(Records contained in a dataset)
__________

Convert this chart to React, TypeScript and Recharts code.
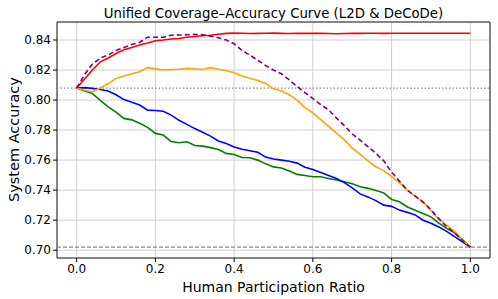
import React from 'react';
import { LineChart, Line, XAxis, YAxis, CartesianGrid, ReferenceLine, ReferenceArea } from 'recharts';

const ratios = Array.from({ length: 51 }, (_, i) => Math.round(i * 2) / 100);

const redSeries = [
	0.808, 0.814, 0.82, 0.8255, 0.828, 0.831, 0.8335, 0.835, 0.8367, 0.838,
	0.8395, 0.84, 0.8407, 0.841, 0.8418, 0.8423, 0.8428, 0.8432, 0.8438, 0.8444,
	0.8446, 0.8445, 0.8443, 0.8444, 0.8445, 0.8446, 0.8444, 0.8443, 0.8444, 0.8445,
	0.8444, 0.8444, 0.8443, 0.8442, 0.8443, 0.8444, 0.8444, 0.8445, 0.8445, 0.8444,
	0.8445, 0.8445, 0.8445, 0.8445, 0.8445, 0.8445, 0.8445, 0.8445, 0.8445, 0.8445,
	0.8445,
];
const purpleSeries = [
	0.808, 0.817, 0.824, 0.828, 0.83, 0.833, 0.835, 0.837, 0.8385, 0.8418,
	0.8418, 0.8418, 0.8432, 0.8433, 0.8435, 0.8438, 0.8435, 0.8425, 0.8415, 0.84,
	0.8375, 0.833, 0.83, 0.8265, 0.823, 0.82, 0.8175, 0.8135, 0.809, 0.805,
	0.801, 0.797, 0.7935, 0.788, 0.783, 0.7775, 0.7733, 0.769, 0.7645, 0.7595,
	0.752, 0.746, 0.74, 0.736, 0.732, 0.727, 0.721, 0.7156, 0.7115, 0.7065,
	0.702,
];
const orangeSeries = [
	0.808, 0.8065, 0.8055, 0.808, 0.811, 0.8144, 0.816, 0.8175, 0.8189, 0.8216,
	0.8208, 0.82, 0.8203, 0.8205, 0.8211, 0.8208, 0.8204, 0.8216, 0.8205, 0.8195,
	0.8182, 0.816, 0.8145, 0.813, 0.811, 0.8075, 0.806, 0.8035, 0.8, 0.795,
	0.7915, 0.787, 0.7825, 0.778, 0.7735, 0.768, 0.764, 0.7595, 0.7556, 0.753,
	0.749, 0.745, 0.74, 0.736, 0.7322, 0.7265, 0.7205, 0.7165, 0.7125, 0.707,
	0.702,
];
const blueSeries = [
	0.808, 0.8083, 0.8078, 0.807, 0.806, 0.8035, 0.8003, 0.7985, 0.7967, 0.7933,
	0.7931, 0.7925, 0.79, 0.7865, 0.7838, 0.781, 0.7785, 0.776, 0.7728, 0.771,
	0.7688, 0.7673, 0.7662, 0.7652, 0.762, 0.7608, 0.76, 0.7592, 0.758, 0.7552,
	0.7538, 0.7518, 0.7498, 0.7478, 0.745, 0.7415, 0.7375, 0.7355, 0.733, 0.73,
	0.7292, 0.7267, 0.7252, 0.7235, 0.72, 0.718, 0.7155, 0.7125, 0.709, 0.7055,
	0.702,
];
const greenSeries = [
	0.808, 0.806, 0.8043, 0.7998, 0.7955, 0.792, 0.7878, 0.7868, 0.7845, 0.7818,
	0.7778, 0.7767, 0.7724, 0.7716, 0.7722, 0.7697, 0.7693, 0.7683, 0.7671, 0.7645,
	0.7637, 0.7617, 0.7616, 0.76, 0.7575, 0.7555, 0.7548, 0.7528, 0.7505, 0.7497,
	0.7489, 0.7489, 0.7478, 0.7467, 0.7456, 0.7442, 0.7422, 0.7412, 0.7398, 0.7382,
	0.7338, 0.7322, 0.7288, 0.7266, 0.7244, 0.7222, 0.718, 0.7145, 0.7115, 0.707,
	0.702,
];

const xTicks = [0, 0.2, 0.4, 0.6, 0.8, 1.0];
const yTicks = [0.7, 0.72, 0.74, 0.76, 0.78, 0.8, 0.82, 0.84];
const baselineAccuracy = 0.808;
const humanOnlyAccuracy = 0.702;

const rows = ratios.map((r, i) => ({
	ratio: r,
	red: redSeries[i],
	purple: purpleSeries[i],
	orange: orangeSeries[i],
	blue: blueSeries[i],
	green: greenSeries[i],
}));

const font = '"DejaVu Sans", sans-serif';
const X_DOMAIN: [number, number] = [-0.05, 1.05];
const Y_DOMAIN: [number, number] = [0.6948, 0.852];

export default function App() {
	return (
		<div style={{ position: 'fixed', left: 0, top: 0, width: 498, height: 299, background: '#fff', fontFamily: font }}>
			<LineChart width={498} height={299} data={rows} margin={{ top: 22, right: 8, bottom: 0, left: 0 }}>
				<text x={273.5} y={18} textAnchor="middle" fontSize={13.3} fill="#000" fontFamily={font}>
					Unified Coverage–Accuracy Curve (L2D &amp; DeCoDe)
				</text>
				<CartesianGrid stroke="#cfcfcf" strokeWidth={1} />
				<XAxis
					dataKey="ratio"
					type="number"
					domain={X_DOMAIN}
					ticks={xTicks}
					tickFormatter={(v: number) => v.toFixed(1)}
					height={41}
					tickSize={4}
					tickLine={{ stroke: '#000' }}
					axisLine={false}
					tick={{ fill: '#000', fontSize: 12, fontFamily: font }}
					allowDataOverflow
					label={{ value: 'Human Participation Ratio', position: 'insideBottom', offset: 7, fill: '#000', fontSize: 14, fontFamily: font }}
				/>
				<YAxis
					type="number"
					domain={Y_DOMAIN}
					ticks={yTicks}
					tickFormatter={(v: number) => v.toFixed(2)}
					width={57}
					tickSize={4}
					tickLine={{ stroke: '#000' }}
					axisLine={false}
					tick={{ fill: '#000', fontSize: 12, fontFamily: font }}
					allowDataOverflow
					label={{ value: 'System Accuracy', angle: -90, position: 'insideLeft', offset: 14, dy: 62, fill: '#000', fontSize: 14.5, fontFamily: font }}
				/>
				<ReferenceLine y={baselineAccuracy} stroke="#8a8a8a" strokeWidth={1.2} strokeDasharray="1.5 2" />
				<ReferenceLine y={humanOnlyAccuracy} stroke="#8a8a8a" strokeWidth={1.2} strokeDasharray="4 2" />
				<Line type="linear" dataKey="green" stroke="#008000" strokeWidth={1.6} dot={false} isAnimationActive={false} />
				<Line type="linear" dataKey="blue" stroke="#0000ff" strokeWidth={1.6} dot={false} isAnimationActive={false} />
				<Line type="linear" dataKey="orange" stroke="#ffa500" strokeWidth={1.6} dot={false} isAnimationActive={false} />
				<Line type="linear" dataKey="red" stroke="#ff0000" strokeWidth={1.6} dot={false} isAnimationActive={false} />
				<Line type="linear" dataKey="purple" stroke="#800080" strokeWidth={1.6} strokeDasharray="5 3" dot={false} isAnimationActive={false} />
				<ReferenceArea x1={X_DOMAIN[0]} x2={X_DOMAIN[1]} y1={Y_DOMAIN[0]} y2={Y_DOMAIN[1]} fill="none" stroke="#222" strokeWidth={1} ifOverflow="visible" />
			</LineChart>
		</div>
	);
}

__________

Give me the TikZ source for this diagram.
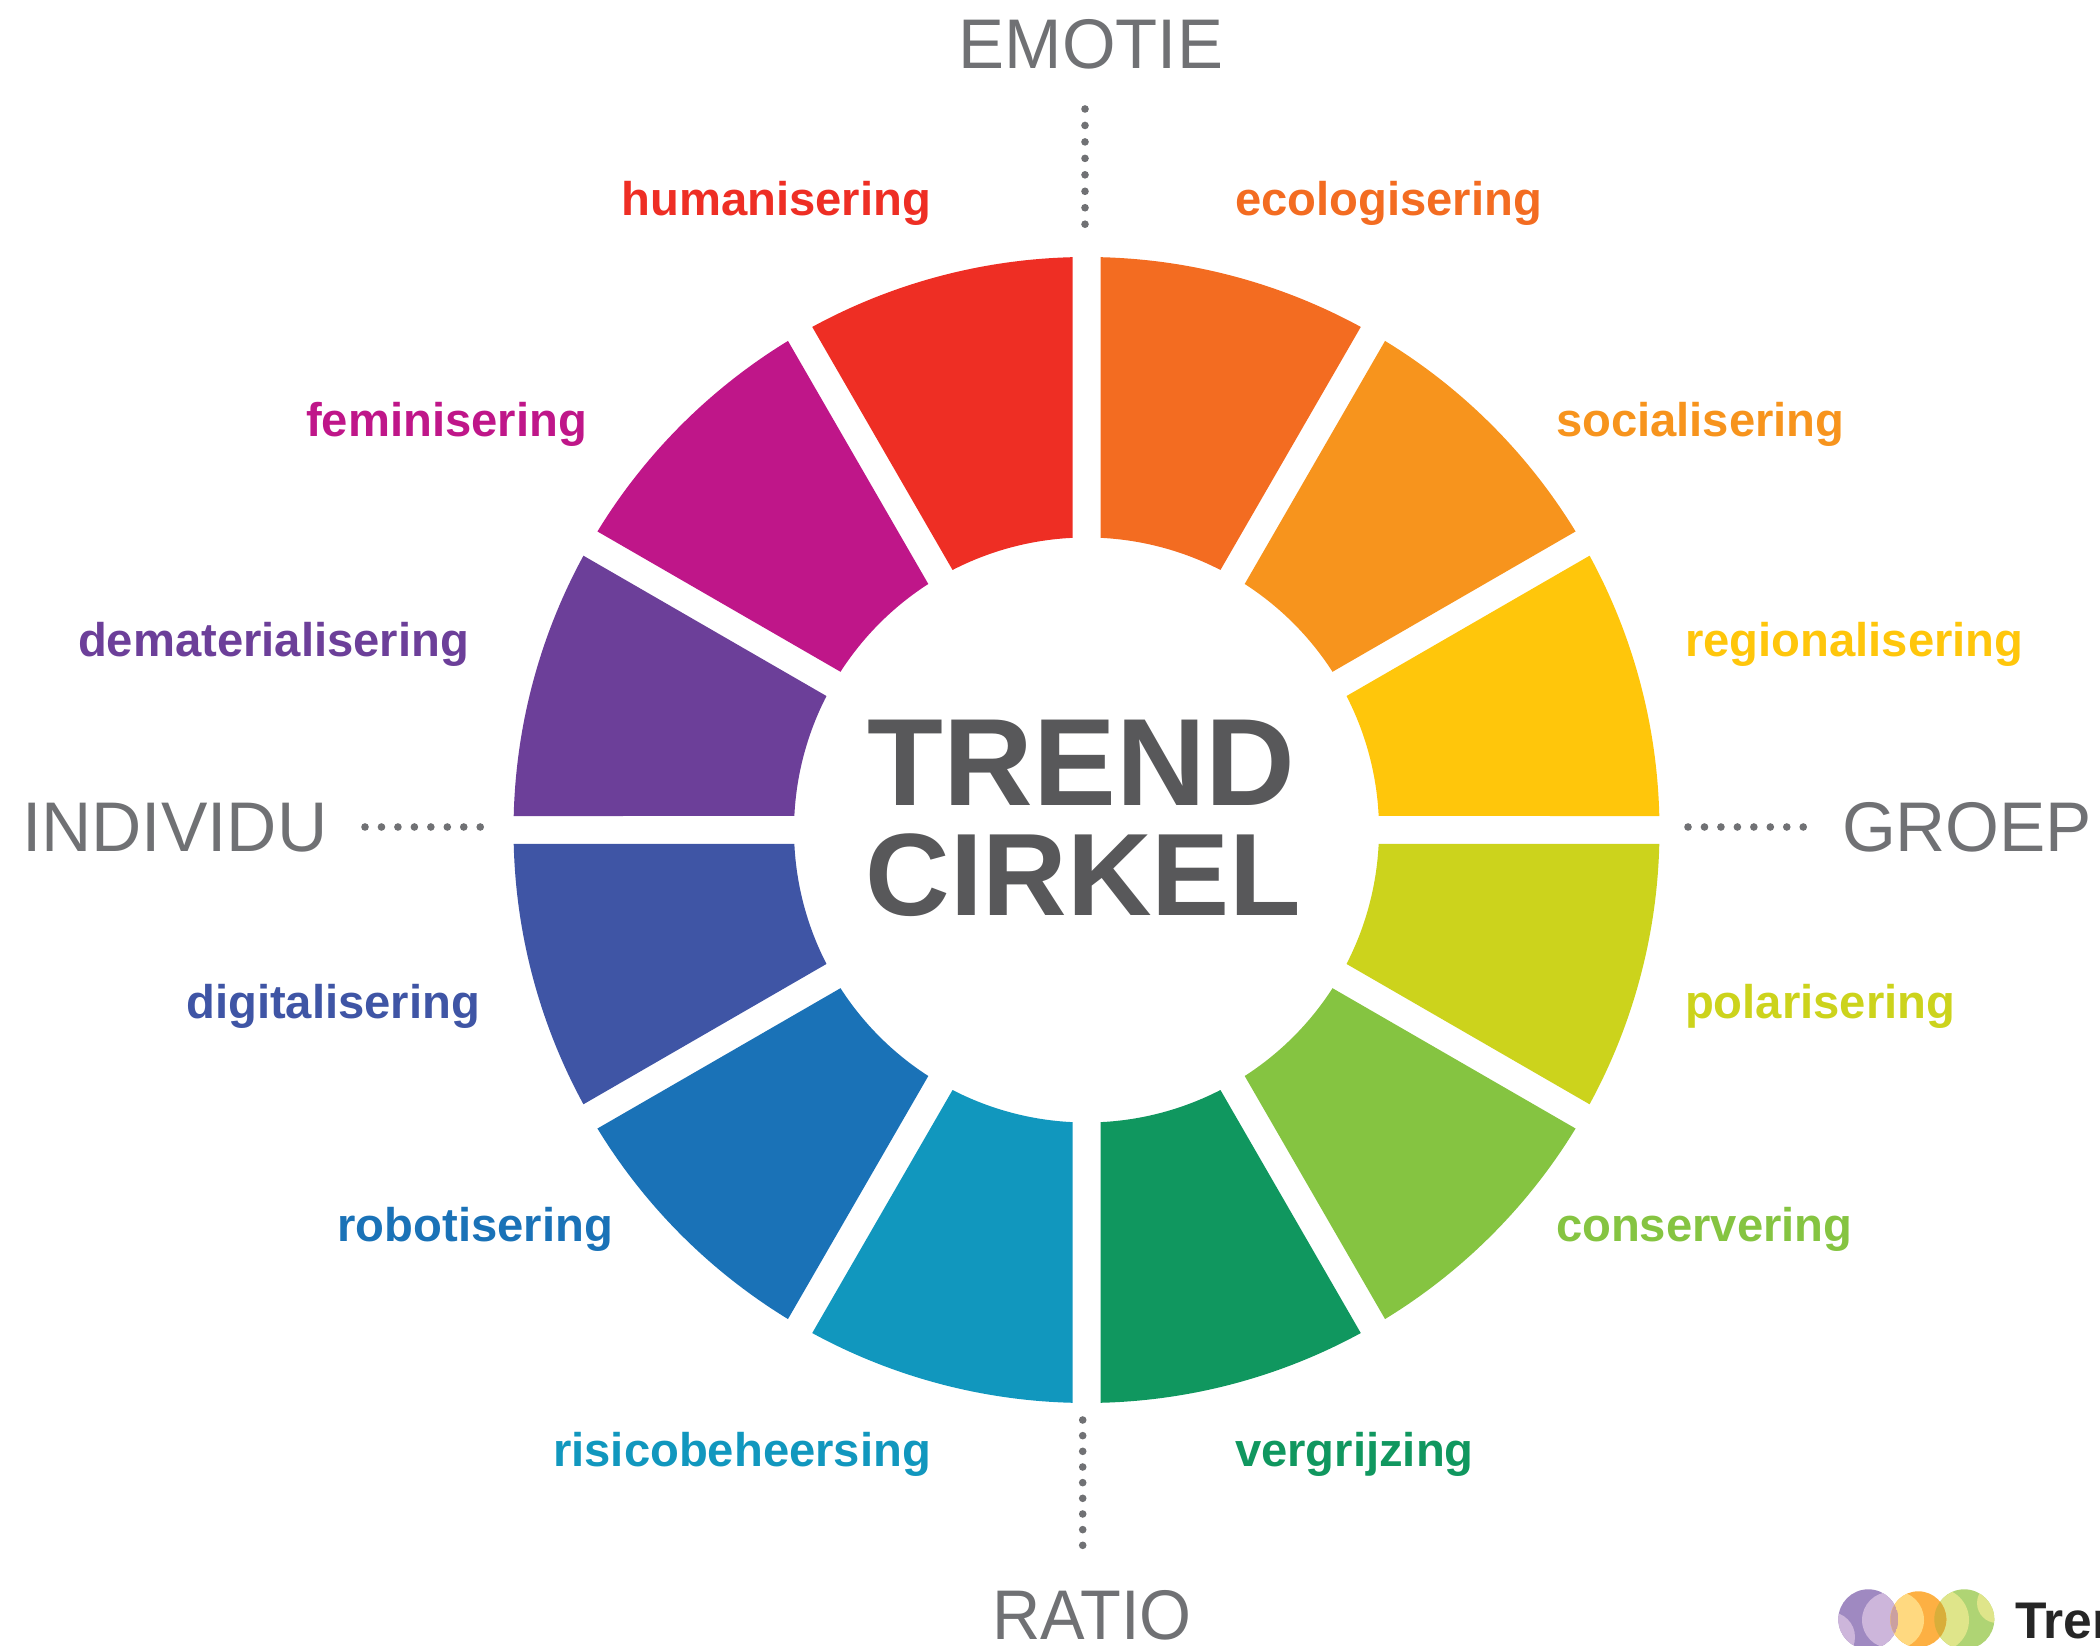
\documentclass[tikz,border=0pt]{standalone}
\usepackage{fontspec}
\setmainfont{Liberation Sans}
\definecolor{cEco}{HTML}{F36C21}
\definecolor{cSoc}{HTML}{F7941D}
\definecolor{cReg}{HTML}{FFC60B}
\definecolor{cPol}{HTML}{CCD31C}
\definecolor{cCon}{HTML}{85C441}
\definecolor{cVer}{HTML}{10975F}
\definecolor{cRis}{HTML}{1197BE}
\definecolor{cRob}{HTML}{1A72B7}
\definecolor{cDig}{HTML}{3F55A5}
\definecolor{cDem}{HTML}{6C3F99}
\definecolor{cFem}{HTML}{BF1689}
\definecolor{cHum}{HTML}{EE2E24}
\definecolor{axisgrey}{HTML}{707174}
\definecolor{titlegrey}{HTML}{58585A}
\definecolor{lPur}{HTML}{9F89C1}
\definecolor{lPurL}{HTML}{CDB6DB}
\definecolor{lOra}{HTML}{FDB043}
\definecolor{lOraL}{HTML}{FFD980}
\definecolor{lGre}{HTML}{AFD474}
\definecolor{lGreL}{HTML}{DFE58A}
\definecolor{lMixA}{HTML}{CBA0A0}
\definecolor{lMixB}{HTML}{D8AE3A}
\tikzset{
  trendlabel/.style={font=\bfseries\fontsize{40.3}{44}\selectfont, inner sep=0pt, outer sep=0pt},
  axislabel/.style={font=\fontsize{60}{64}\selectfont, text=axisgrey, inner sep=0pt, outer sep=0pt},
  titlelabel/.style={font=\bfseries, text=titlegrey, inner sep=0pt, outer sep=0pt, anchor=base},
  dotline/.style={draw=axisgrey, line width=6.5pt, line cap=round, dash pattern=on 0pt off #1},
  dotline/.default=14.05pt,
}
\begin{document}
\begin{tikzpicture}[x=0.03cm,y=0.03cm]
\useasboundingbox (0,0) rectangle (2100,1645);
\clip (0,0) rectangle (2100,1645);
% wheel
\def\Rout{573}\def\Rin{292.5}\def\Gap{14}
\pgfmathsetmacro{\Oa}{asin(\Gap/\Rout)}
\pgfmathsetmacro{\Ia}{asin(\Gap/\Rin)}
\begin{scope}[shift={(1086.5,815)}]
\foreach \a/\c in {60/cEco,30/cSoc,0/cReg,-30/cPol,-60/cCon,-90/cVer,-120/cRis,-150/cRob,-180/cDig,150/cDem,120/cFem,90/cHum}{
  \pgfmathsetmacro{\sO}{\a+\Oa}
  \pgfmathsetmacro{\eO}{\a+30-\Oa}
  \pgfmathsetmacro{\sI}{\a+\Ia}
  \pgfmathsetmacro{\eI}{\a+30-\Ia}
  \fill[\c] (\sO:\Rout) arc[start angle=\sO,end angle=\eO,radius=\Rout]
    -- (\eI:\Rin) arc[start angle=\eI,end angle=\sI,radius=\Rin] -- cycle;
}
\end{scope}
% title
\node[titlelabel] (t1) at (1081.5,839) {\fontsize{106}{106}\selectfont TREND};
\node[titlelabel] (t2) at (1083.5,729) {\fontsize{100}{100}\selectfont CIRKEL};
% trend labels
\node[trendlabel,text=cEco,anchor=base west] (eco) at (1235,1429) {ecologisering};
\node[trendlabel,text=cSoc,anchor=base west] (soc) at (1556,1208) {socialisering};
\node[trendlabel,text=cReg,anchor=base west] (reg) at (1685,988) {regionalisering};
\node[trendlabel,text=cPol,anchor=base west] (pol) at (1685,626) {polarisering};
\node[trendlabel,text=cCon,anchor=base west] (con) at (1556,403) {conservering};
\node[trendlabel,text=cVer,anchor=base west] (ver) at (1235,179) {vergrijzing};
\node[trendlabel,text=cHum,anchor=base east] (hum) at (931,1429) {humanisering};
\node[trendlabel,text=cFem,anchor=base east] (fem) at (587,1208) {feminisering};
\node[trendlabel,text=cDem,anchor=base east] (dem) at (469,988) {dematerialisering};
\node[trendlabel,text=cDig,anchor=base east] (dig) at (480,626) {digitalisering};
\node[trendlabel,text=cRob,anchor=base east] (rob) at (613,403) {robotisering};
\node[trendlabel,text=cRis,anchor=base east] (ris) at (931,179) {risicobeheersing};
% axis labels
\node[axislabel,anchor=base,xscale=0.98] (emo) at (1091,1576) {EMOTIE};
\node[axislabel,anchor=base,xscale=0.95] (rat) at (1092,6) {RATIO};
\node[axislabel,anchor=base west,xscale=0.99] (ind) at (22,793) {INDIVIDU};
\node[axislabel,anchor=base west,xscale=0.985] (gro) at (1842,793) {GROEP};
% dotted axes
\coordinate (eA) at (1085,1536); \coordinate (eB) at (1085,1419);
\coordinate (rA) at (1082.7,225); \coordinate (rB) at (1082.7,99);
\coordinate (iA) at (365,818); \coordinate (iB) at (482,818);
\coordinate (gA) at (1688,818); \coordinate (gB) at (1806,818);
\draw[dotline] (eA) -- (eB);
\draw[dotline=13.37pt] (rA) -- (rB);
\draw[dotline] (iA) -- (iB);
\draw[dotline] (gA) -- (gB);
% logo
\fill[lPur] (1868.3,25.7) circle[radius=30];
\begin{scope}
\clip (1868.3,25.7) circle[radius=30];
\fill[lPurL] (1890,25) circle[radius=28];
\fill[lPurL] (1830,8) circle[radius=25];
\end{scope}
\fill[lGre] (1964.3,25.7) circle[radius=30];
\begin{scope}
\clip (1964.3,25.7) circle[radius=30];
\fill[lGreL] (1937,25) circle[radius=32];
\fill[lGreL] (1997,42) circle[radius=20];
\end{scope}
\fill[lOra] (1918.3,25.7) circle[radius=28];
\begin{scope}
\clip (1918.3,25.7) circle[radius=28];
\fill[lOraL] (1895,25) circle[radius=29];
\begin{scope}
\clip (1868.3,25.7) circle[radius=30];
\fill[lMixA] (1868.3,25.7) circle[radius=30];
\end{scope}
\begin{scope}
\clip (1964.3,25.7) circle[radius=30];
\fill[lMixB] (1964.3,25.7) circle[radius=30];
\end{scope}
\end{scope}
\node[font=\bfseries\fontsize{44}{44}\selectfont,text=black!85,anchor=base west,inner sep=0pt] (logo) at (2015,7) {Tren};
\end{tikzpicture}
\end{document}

__________

| EXERCISE DESCRIPTION |
Copy, exactly as they stand, the lines from the one that holds "Convert this chart" to the one that holds "Math.round(i * 2) / 100);", both included, and drop every picture.

| THE OUTPUT |
Convert this chart to React, TypeScript and Recharts code.
import React from 'react';
import { LineChart, Line, XAxis, YAxis, CartesianGrid, ReferenceLine, ReferenceArea } from 'recharts';

const ratios = Array.from({ length: 51 }, (_, i) => Math.round(i * 2) / 100);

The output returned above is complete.